Une révision
Étienne (Patrice Robitaille) enseigne la philosophie au cégep. Il affectionne particulièrement Spinoza, et lors d’un travail portant sur celui-ci, Nacira (Nour Belkhiria), pourtant une bonne élève, obtient moins que la note de passage puisqu’elle cite dans son argumentaire un extrait du Coran. Les critères d’évaluation étaient pourtant très clairs et interdisaient d’avoir recours à tout texte religieux pour ce travail relevant de la pensée philosophique. Après des explications qui ne la convainquent pas, Nacira décide de demander une révision de sa note auprès de l’administration du cégep. Frileuse, la directrice des études (Édith Cochrane) menace Étienne de sanction s’il ne révise pas sa note. S’ensuit alors un dilemme éthique entre défendre ses idéaux ou acheter la paix.
Premier long métrage de Catherine Therrien, Une révision propose d’aborder de front la question de la liberté académique. Rappelant la polémique du mot en « N » qui a secoué le milieu universitaire québécois l’an dernier, l’enjeu au cœur du récit oppose ici plutôt la raison et la foi, deux concepts qui, à mesure que le film avance, apparaissent de moins en moins antithétiques. D’un côté, Étienne semble guidé par le principe que les écrits des grands philosophes ont une plus grande valeur argumentative que les textes religieux, souvent anonymes. De l’autre, Nacira est convaincue qu’il n’y a pas de différence entre adhérer aux principes de Mahomet ou de Spinoza. Le sujet est épineux, et on oscillera entre le point de vue de l’un et de l’autre tout au long du visionnement.
Bien rapidement toutefois on comprend que le réel conflit au cœur du récit oppose non pas Nacira et Étienne, mais bien le professeur et l’administration. Déconnectés de la réalité et tentant d’être le plus séant possible, le directeur du département (Michel Laperrière) et la directrice des études veulent apaiser l’imminente crise médiatique que pourrait causer un tel débat. Le point culminant du récit, où le professeur et l’étudiante doivent exposer leur point de vue devant un jury particulièrement biaisé, nous démontre que nous assistons à un débat entre deux personnes qui possèdent la pensée critique, face à une administration complètement irrationnelle.
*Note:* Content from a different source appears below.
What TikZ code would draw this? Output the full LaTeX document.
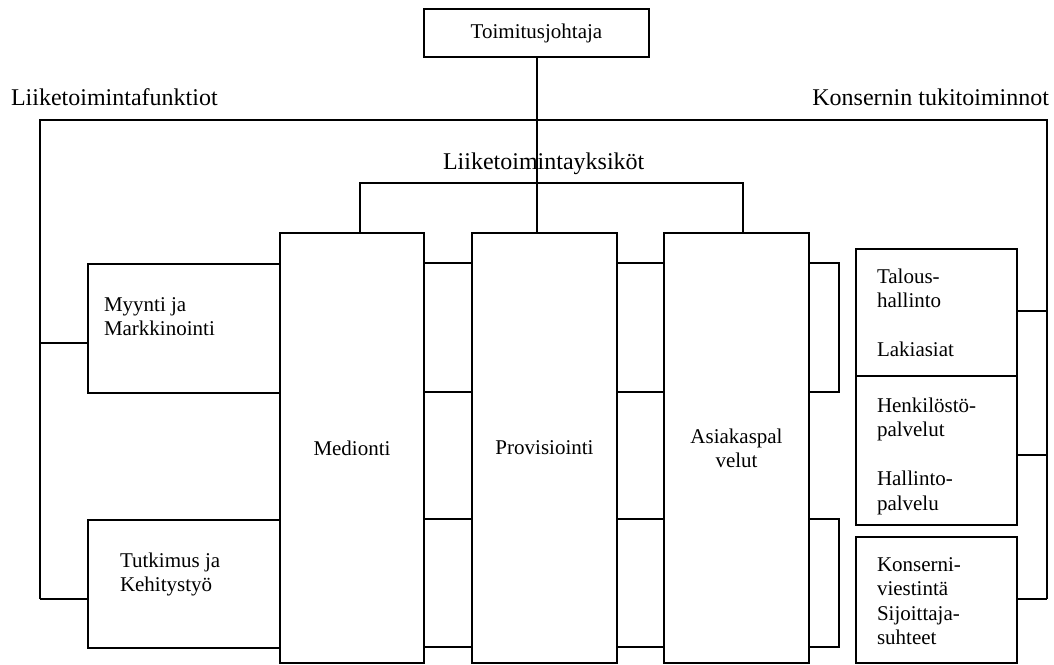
\documentclass[tikz,border=0pt]{standalone}
\usepackage{fontspec}
\setmainfont{Liberation Serif}
\newcommand{\mylines}[1]{\begin{tabular}[t]{@{}l@{}}#1\end{tabular}}
\begin{document}
\begin{tikzpicture}[x=1pt,y=-1pt,line width=2pt,
  box/.style={draw,line width=2pt,inner sep=0pt,anchor=north west,align=center,
    font=\fontsize{21}{24}\selectfont},
  lbl/.style={inner sep=0pt,font=\fontsize{21}{24.5}\selectfont,anchor=base west},
  head/.style={inner sep=0pt,font=\fontsize{24}{28}\selectfont,anchor=base west}]
\path[use as bounding box] (0,0) rectangle (1054,664);
% boxes
\node[box,minimum width=225pt,minimum height=48pt] (tj) at (423,8) {Toimitusjohtaja};
\node[box,minimum width=144pt,minimum height=430pt] (med) at (279,232) {Medionti};
\node[box,minimum width=145pt,minimum height=430pt] (prov) at (471,232) {Provisiointi};
\node[box,minimum width=145pt,minimum height=430pt] (asi) at (663,232) {Asiakaspal\\velut};
\node[box,minimum width=192pt,minimum height=129pt] (myy) at (87,263) {};
\node[box,minimum width=192pt,minimum height=128pt] (tut) at (87,519) {};
\node[box,minimum width=161pt,minimum height=127pt] (r1) at (855,248) {};
\node[box,minimum width=161pt,minimum height=149pt] (r2) at (855,375) {};
\node[box,minimum width=161pt,minimum height=126pt] (r3) at (855,536) {};
% texts
\node[head] (lf) at (10,105) {Liiketoimintafunktiot};
\node[head,anchor=base east] (kt) at (1050,105) {Konsernin tukitoiminnot};
\node[head] (ly) at (442,169) {Liiketoimintayksiköt};
\node[lbl] (myyt) at (103,311) {\mylines{Myynti ja\\Markkinointi}};
\node[lbl] (tutt) at (119,567) {\mylines{Tutkimus ja\\Kehitystyö}};
\node[lbl] (r1t) at (876,283) {\mylines{Talous-\\hallinto\\ \\Lakiasiat}};
\node[lbl] (r2t) at (876,412) {\mylines{Henkilöstö-\\palvelut\\ \\Hallinto-\\palvelu}};
\node[lbl] (r3t) at (876,571) {\mylines{Konserni-\\viestintä\\Sijoittaja-\\suhteet}};
% connectors
\draw (tj.south) -- (tj.south |- prov.north);
\coordinate (a) at (360,183);
\coordinate (b) at (743,183);
\draw (a |- med.north) -- (a) -- (b) -- (b |- asi.north);
\coordinate (L0) at (40,120);
\coordinate (L1) at (40,343);
\coordinate (L2) at (40,599);
\coordinate (R0) at (1047,120);
\coordinate (R1) at (1047,311);
\coordinate (R2) at (1047,455);
\coordinate (R3) at (1047,599);
\draw (L2) -- (L0) -- (R0) -- (R3);
\draw (L1) -- (L1 -| myy.west);
\draw (L2) -- (L2 -| tut.west);
\draw (R1) -- (R1 -| r1.east);
\draw (R2) -- (R2 -| r2.east);
\draw (R3) -- (R3 -| r3.east);
\foreach \yy in {263,392,519,647}{
  \coordinate (h) at (0,\yy);
  \draw (med.east |- h) -- (prov.west |- h);
  \draw (prov.east |- h) -- (asi.west |- h);
}
\coordinate (B1) at (839,263);
\coordinate (B2) at (839,392);
\coordinate (B3) at (839,519);
\coordinate (B4) at (839,647);
\draw (B1 -| asi.east) -- (B1) -- (B2) -- (B2 -| asi.east);
\draw (B3 -| asi.east) -- (B3) -- (B4) -- (B4 -| asi.east);
\end{tikzpicture}
\end{document}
La grande force d’Une révision réside dans les conversations que le film va susciter après le visionnement. Chacun des spectateurs aura sa propre position dans ce dilemme, et on prendra plaisir à se questionner sur ce qu’on aurait fait si on avait été dans la situation d’Étienne. En ce sens, Therrien fait un excellent travail pour ne pas imposer sa propre vision des choses : elle brosse un portrait nuancé de la situation en s’assurant de présenter les deux côtés de la médaille, un peu à la manière d’une professeure de philosophie qui cherche non pas à nous faire adhérer à une idée, mais plutôt à éveiller notre esprit critique.
C’est en ce sens qu’on pardonnera les quelques incongruités scénaristiques et les élans dramatiques somme toute superflus. Il est vrai qu’il s’opère depuis quelques années un certain changement pédagogique au sein des institutions d’études supérieures, mais on peine à croire qu’Étienne pourrait véritablement perdre son emploi s’il s’avérait que le jury révise la note de Nacira. L’administration a à cœur la réussite de ses étudiants et étudiantes, mais il semble également saugrenu qu’elle puisse véritablement s’immiscer de la sorte dans les champs de compétences du corps professoral et questionner les critères d’évaluation (plus que raisonnables) d’un professeur. De même, si la relation entre Étienne et Rachel (Anne-Élisabeth Bossé) peut servir à humaniser quelque peu le récit, toute la trame narrative autour de Maude (Rose-Marie Perreault) est inutilement sensationnaliste et sent le réchauffé. Saluons néanmoins au passage la distribution, particulièrement juste.
Certains verront dans Une révision un appel à une plus grande liberté académique, d’autres à un besoin de modernisation des institutions rigides. D’autres encore conforteront leur opinion sur l’importance de la laïcité, alors que plusieurs souligneront l’analogie évidente entre cette situation et le tribunal public que sont devenus les médias sociaux. Si le film aborde, à échelle variable, chacun de ces enjeux, il se veut d’abord et avant tout une invitation au dialogue, un appel à la raison et à la discussion respectueuse entre personnes aux opinions divergentes. Une révision s’inscrit évidemment dans un zeitgeist très actuel et on pourra questionner sa pertinence à long terme. Il y avait des dizaines de façons d’aborder un tel sujet, nous avons heureusement droit à la meilleure version qui puisse être.